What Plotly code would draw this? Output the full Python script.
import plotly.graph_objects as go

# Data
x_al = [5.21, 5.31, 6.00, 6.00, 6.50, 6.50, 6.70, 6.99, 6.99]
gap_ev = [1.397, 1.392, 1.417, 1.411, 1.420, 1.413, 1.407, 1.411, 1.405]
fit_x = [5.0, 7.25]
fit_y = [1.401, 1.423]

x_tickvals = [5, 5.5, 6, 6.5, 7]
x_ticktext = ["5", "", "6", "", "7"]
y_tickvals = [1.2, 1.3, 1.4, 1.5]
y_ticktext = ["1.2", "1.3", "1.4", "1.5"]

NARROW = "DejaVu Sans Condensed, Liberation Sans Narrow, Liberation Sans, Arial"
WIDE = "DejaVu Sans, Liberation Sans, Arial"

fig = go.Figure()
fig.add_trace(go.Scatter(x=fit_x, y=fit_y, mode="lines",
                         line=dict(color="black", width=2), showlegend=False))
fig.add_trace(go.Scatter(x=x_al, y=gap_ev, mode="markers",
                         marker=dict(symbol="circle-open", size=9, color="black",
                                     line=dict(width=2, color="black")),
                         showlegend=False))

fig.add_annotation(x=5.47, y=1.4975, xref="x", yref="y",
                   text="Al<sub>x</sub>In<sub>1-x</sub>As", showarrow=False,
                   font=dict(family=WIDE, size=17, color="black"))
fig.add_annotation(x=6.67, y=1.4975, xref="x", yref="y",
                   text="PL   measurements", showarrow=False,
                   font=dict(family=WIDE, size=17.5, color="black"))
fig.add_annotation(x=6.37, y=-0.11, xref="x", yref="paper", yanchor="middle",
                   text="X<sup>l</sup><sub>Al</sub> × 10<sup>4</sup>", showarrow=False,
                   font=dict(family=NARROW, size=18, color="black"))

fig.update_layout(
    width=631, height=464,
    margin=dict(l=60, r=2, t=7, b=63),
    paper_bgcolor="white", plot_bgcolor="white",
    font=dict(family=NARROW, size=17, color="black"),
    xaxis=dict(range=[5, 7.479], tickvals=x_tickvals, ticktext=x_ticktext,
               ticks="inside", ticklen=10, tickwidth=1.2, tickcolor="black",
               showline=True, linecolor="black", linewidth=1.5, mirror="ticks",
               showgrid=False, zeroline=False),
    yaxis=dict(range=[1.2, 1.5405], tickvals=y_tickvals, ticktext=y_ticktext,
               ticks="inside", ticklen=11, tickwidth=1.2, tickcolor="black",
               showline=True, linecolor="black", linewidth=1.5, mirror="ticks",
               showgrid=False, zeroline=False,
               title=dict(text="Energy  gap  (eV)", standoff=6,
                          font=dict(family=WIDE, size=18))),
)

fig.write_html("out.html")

- TASK TO CARRY OUT
Take the data above and return it exactly.

- ANSWER TO THE TASK
What Plotly code would draw this? Output the full Python script.
import plotly.graph_objects as go

# Data
x_al = [5.21, 5.31, 6.00, 6.00, 6.50, 6.50, 6.70, 6.99, 6.99]
gap_ev = [1.397, 1.392, 1.417, 1.411, 1.420, 1.413, 1.407, 1.411, 1.405]
fit_x = [5.0, 7.25]
fit_y = [1.401, 1.423]

x_tickvals = [5, 5.5, 6, 6.5, 7]
x_ticktext = ["5", "", "6", "", "7"]
y_tickvals = [1.2, 1.3, 1.4, 1.5]
y_ticktext = ["1.2", "1.3", "1.4", "1.5"]

NARROW = "DejaVu Sans Condensed, Liberation Sans Narrow, Liberation Sans, Arial"
WIDE = "DejaVu Sans, Liberation Sans, Arial"

fig = go.Figure()
fig.add_trace(go.Scatter(x=fit_x, y=fit_y, mode="lines",
                         line=dict(color="black", width=2), showlegend=False))
fig.add_trace(go.Scatter(x=x_al, y=gap_ev, mode="markers",
                         marker=dict(symbol="circle-open", size=9, color="black",
                                     line=dict(width=2, color="black")),
                         showlegend=False))

fig.add_annotation(x=5.47, y=1.4975, xref="x", yref="y",
                   text="Al<sub>x</sub>In<sub>1-x</sub>As", showarrow=False,
                   font=dict(family=WIDE, size=17, color="black"))
fig.add_annotation(x=6.67, y=1.4975, xref="x", yref="y",
                   text="PL   measurements", showarrow=False,
                   font=dict(family=WIDE, size=17.5, color="black"))
fig.add_annotation(x=6.37, y=-0.11, xref="x", yref="paper", yanchor="middle",
                   text="X<sup>l</sup><sub>Al</sub> × 10<sup>4</sup>", showarrow=False,
                   font=dict(family=NARROW, size=18, color="black"))

fig.update_layout(
    width=631, height=464,
    margin=dict(l=60, r=2, t=7, b=63),
    paper_bgcolor="white", plot_bgcolor="white",
    font=dict(family=NARROW, size=17, color="black"),
    xaxis=dict(range=[5, 7.479], tickvals=x_tickvals, ticktext=x_ticktext,
               ticks="inside", ticklen=10, tickwidth=1.2, tickcolor="black",
               showline=True, linecolor="black", linewidth=1.5, mirror="ticks",
               showgrid=False, zeroline=False),
    yaxis=dict(range=[1.2, 1.5405], tickvals=y_tickvals, ticktext=y_ticktext,
               ticks="inside", ticklen=11, tickwidth=1.2, tickcolor="black",
               showline=True, linecolor="black", linewidth=1.5, mirror="ticks",
               showgrid=False, zeroline=False,
               title=dict(text="Energy  gap  (eV)", standoff=6,
                          font=dict(family=WIDE, size=18))),
)

fig.write_html("out.html")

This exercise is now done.